Warum eine Depression den Schutz der privaten Unfallversicherung kosten kann
Wer durch einen Unfall bleibende Schäden davonträgt, hat automatisch Anspruch auf Leistungen seiner privaten Unfallversicherung? Darüber lässt sich trefflich streiten. Das belegt einmal mehr ein aktuelles Urteil des Oberlandesgerichts Karlsruhe.
Auch wenn Vertreter und Hochglanzbroschüren der privaten Unfallversicherungen oft ein anderes Bild zeichnen: Um nicht bei jedem folgenreichen Unfall zahlen zu müssen, begrenzen die Gesellschaften ihre Risiken sehr gezielt. Zum Beispiel durch die Aufnahme spezieller Ausschlusstatbeständen in ihre Bedingungen.
Welch schwerwiegende Folgen das haben kann, belegt ein Fall, mit dem sich vor Kurzem das Oberlandesgericht (OLG) Karlsruhe befassen musste.
Im konkreten Fall ging es um den Fall einer Mutter, die für ihren (mittlerweile erwachsenen) Sohn eine private Unfallversicherung abgeschlossen hatte. Der Police lagen die Allgemeinen Unfallversicherungs-Bedingungen (AUB) 2000 zugrunde. Sie schließen einen Versicherungsschutz unter anderem bei Unfällen, „durch Geistes- oder Bewusstseinsstörungen“ aus.
Unfallschutz bei Suizidversuch?
Dies Klausel wurde dem Versicherungsnehmer zum Verhängnis. Bereits als Teenager litt der junge Mann an Angststörungen und hatte zudem Depressionen. Im Januar 2019 fasste der daher den Entschluss, sich das Leben zu nehmen und sprang aus dem Fenster seines Zimmers. Der Suizidversuch scheiterte zwar, jedoch brach sich der Kunde beide Beine und die Wirbelsäule. Die Mutter des Verletzten wandte sich daraufhin an ihre private Unfallversicherung und begehrte – auf Basis eines angenommenen Invaliditätsgrades von 33,5 Prozent die vereinbarte Leistung, nämlich 36 200 Euro.

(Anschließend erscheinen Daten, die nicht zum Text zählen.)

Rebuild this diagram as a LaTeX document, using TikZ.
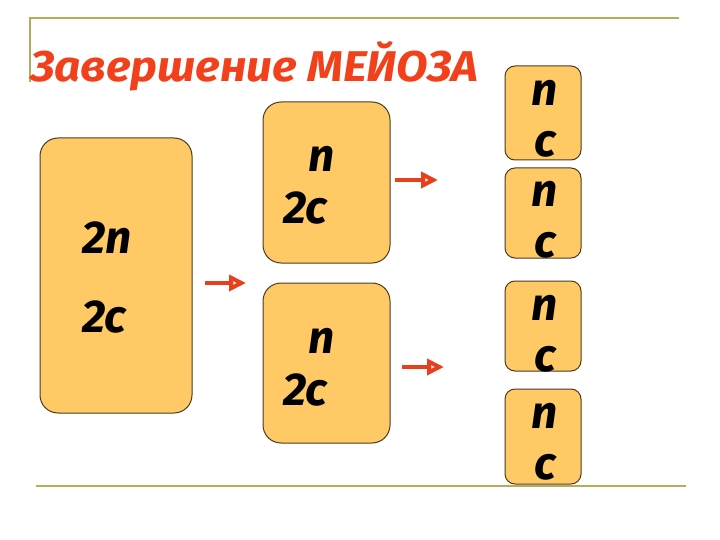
\documentclass[tikz,border=0pt]{standalone}
\usepackage{fontspec}
\setmainfont{Fira Sans}
\usetikzlibrary{arrows.meta}
\definecolor{olive}{HTML}{B5AD5E}
\definecolor{cellfill}{HTML}{FFC966}
\definecolor{cellline}{HTML}{4A3C22}
\definecolor{titlered}{HTML}{F2401A}
\definecolor{arrowred}{HTML}{E8401C}
\tikzset{
  cell/.style={draw=cellline, fill=cellfill, line width=1pt, rounded corners=18pt, inner sep=0pt},
  smallcell/.style={cell, rounded corners=10pt},
  lbl/.style={font=\fontsize{46}{46}\selectfont\bfseries\itshape, text=black, inner sep=0pt},
  rule/.style={draw=olive, line width=1.8pt},
  flow/.style={draw=arrowred, line width=4.5pt, -{Triangle[length=17pt,width=16pt,fill=red!12,line width=4pt]}}
}
\begin{document}
\begin{tikzpicture}[x=1pt,y=-1pt]
\useasboundingbox (0,0) rectangle (720,540);
% frame lines
\coordinate (tl) at (30,18);
\coordinate (tr) at (679,18);
\coordinate (tv) at (30,82);
\coordinate (bl) at (36,486);
\coordinate (br) at (686,486);
\draw[rule] (tv) -- (tl) -- (tr);
\draw[rule] (bl) -- (br);
% title
\node[anchor=base west, inner sep=0pt, text=titlered, font=\fontsize{43}{43}\selectfont\bfseries\itshape] (title) at (30,82) {\scalebox{1.07}[1]{Завершение МЕЙОЗА}};
% cells
\node[cell, minimum width=152pt, minimum height=275pt] (big) at (116,275.5) {};
\node[cell, minimum width=127pt, minimum height=161pt] (m1) at (326.5,182.5) {};
\node[cell, minimum width=127pt, minimum height=160pt] (m2) at (326.5,363) {};
\node[smallcell, minimum width=76pt, minimum height=94pt] (s1) at (543,113) {};
\node[smallcell, minimum width=76pt, minimum height=90pt] (s2) at (543,213) {};
\node[smallcell, minimum width=76pt, minimum height=90pt] (s3) at (543,326) {};
\node[smallcell, minimum width=76pt, minimum height=95pt] (s4) at (543,436.5) {};
% labels
\node[lbl, anchor=base west] (big1) at (82,254) {2n};
\node[lbl, anchor=base west] (big2) at (82,332) {2c};
\node[lbl, anchor=base] (m1a) at (322,172) {n};
\node[lbl, anchor=base west] (m1b) at (283,224) {2c};
\node[lbl, anchor=base] (m2a) at (322,353) {n};
\node[lbl, anchor=base west] (m2b) at (283,405) {2c};
\node[lbl, anchor=base] (s1a) at (545,106) {n};
\node[lbl, anchor=base] (s1b) at (545,157) {c};
\node[lbl, anchor=base] (s2a) at (545,207) {n};
\node[lbl, anchor=base] (s2b) at (545,257) {c};
\node[lbl, anchor=base] (s3a) at (545,320) {n};
\node[lbl, anchor=base] (s3b) at (545,371) {c};
\node[lbl, anchor=base] (s4a) at (545,428) {n};
\node[lbl, anchor=base] (s4b) at (545,479) {c};
% arrows
\coordinate (a1s) at (205,283);
\coordinate (a1e) at (246,283);
\coordinate (a2s) at (395,180);
\coordinate (a2e) at (438,180);
\coordinate (a3s) at (402,367);
\coordinate (a3e) at (444,367);
\draw[flow] (a1s) -- (a1e);
\draw[flow] (a2s) -- (a2e);
\draw[flow] (a3s) -- (a3e);
\end{tikzpicture}
\end{document}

Die Gesellschaft verweigerte die Zahlung und berief sich darauf, dass es an der „Unfreiwilligkeit“ des Unfalles mangle. Hiergegen klagte die Mutter – hatte aber keinen Erfolg.
Unfähigkeit, die eigenen Handlungen rational zu steuern
Bereits die erste Instanz befand, dass der Leistungsausschluss nach 5.1.1 AUB 2000 im vorliegenden Fall einschlägig sei. Dabei nahm das Landgericht Bezug auf die Aussagen der Mutter, wonach ihr Sohn wegen seiner psychischen Erkrankung zum Zeitpunkt des Suizidversuchs einem Zwang unterlegen habe und daher nicht frei handeln konnte. Ausgehend davon müsse man vorliegend von einer Schädigung in Folge einer Geistes- oder Bewusstseinsstörung ausgehen – und damit von einem Ausschlusstatbestand im Sinne der Versicherungsbedingungen.
Die Mutter legte Rechtsmittel ein, konnte aber auch das Oberlandesgericht Karlsruhe nicht von ihrer Auffassung überzeugen. Das OLG betonte zwar, dass der Junge vorliegend durchaus einen Unfall erlitten habe, da er aufgrund seiner Erkrankung keine freie Entscheidung für oder gegen einen Suizid habe treffen können.
Allerdings sah auch die zweite Instanz den Ausschlusstatbestand der AUB als erfüllt an. Eine depressive Episode, die die freie Willensbestimmung mit Blick auf den Suizid ausschließe, sei als Geistes- oder Bewusstseinsstörung nach 5.1.1 AUB 2000 anzusehen. Auch der Zweck des Ausschlusstatbestandes, nur Unfälle zu versichern, die nicht die Folge einer bereits zuvor bestehenden gesundheitlichen Beeinträchtigung seien, spreche für dieses Ergebnis (OLG Karlsruhe, Urteil vom 16.05.2024, Az. 12 U 175/23).
Kommentar von Jürgen Wahl, Fachanwalt für Versicherungsrecht:
Eine psychische Erkrankung kann zwar den Versicherungsschutz kosten, muss es aber nicht. Denn in solchen Fällen wird die freie Willensbestimmung des Betroffenen normalerweise sorgfältig geprüft. Versicherte sollten sich in solchen Konstellationen zwingend durch einen spezialisierten Rechtsanwalt beraten lassen.